Anger against insurgents is being fed, in part, by a government television campaign. Last week, U.S.-financed Al-Iraqiya TV aired a series of reports showing men describing themselves as insurgents calmly talking about how they had beheaded dozens of people, kidnapped others for ransom, and raped women and girls before killing them.

"People are realizing that the captured insurgents are not superheroes. They are timid people who kill for money and they have nothing to do with jihad," said Karim Humadi, head of programming for Al-Iraqiya.

Insurgents have attacked Nineveh TV, Al-Iraqiya's affiliate in Mosul, where most of the purported confessions were taped.

Last week, gunmen kidnapped one of the Mosul station's anchorwomen, shot her four times in the head and dumped her near her home. The victim, Raiedah Mohammed Wageh Wazan, had called the insurgents "terrorists" on air.

The anger over deaths caused by insurgents does not always translate into acceptance of U.S. troops, who are still widely blamed for the chaos in Iraq. And many people support the insurgents, arguing they are fighting a just war to rid the country of U.S.-led troops who invaded in 2003.

"The Iraqi people are brave and won't accept any foreigner on their soil. They will fight the occupation troops until force them to leave Iraq," said Haitham Abdul Razak, who was a captain in Saddam's army, which was disbanded by U.S. authorities.

Although American military deaths in Iraq passed 1,500 this week, they do not approach the toll among Iraqi civilians and their security forces.
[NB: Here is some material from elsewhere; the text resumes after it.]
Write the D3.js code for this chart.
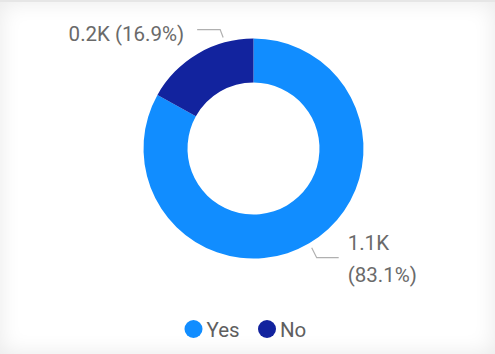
<!DOCTYPE html>
<meta charset="utf-8">
<style>
  body { margin: 0; background: #fff; }
  #card {
    position: absolute; left: 0; top: 0; width: 495px; height: 354px;
    box-shadow: inset 0 0 22px rgba(0,0,0,0.09);
    border-top: 2px solid #e6e6e6; box-sizing: border-box;
  }
  svg { position: absolute; left: 0; top: 0; }
  text { font-family: Roboto, "Open Sans", sans-serif; }
</style>
<script src="https://d3js.org/d3.v7.min.js"></script>
<div id="card"></div>
<svg id="chart" width="495" height="354"></svg>
<script>
const categories = ["Yes", "No"];
const values = [1.1, 0.2];          // thousands, as shown
const shares = [83.1, 16.9];        // percent of total
const colors = ["#118DFF", "#12239E"];

const svg = d3.select("#chart");
const cx = 253.5, cy = 148.5;
const outerR = 110, innerR = 66;

const pie = d3.pie().sort(null).value((d, i) => shares[i]);
const arcs = pie(categories);
const arc = d3.arc().innerRadius(innerR).outerRadius(outerR);

const g = svg.append("g").attr("transform", `translate(${cx},${cy})`);
g.selectAll("path")
  .data(arcs)
  .join("path")
  .attr("d", arc)
  .attr("fill", (d, i) => colors[i]);

const labelColor = "#6a6a6a";
const lineColor = "#b0b0b0";
const polar = (ang, r) => [Math.sin(ang) * r, -Math.cos(ang) * r];
const deg = Math.PI / 180;

// "No" label — upper left
{
  const p0 = polar(-15.3 * deg, outerR + 5);
  const p1 = [p0[0] - 3, p0[1] - 8];
  const p2 = [p1[0] - 23, p1[1]];
  g.append("polyline")
    .attr("points", [p0, p1, p2].map(p => p.join(",")).join(" "))
    .attr("fill", "none").attr("stroke", lineColor).attr("stroke-width", 1.2);
  g.append("text")
    .attr("x", p2[0] - 13).attr("y", p2[1] + 11)
    .attr("text-anchor", "end")
    .attr("fill", labelColor).attr("font-size", 20.5)
    .text(`${values[1]}K (${shares[1]}%)`);
}

// "Yes" label — lower right
{
  const p0 = polar(149.6 * deg, outerR + 5);
  const p1 = [p0[0] + 5, p0[1] + 10];
  const p2 = [p1[0] + 22, p1[1]];
  g.append("polyline")
    .attr("points", [p0, p1, p2].map(p => p.join(",")).join(" "))
    .attr("fill", "none").attr("stroke", lineColor).attr("stroke-width", 1.2);
  const t = g.append("text")
    .attr("x", p2[0] + 9).attr("y", p2[1] - 8)
    .attr("fill", labelColor).attr("font-size", 20.5);
  t.append("tspan").text(`${values[0]}K`);
  t.append("tspan").attr("x", p2[0] + 9).attr("dy", 32).text(`(${shares[0]}%)`);
}

// legend
const legend = svg.append("g").attr("transform", "translate(0,329)");
const legendX = [193.5, 267];
categories.forEach((c, i) => {
  legend.append("circle").attr("cx", legendX[i]).attr("cy", 0).attr("r", 9).attr("fill", colors[i]);
  legend.append("text").attr("x", legendX[i] + 13).attr("y", 7.5)
    .attr("fill", "#5f5f5f").attr("font-size", 20.5).text(c);
});
</script>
Bombings and other attacks killed more than 300 Iraqis just in February.

Groups like Abu Musab al-Zarqawi's al-Qaida in Iraq have made no secret that they hope attacks aimed at Iraq's Shiite majority will provoke Shiites into a sectarian war with Sunni Arabs, who make up the core of the insurgency.

They hope such a war will mobilize the Sunni Arab community, thought to comprise 15 percent to 20 percent of Iraq's 26 million people but who dominated under Saddam's regime.

Yet the insurgents' tactics are increasingly denounced by prominent Sunnis like Abdul-Ghafur, a cleric with the influential Sunni Association of Muslim Scholars, believed to have ties to insurgents.

"This is not the right way to drive the occupation out ... killing Iraqis is not the way to liberation," he told worshippers. "We call upon those who have power over these groups to stop massacring Iraqis."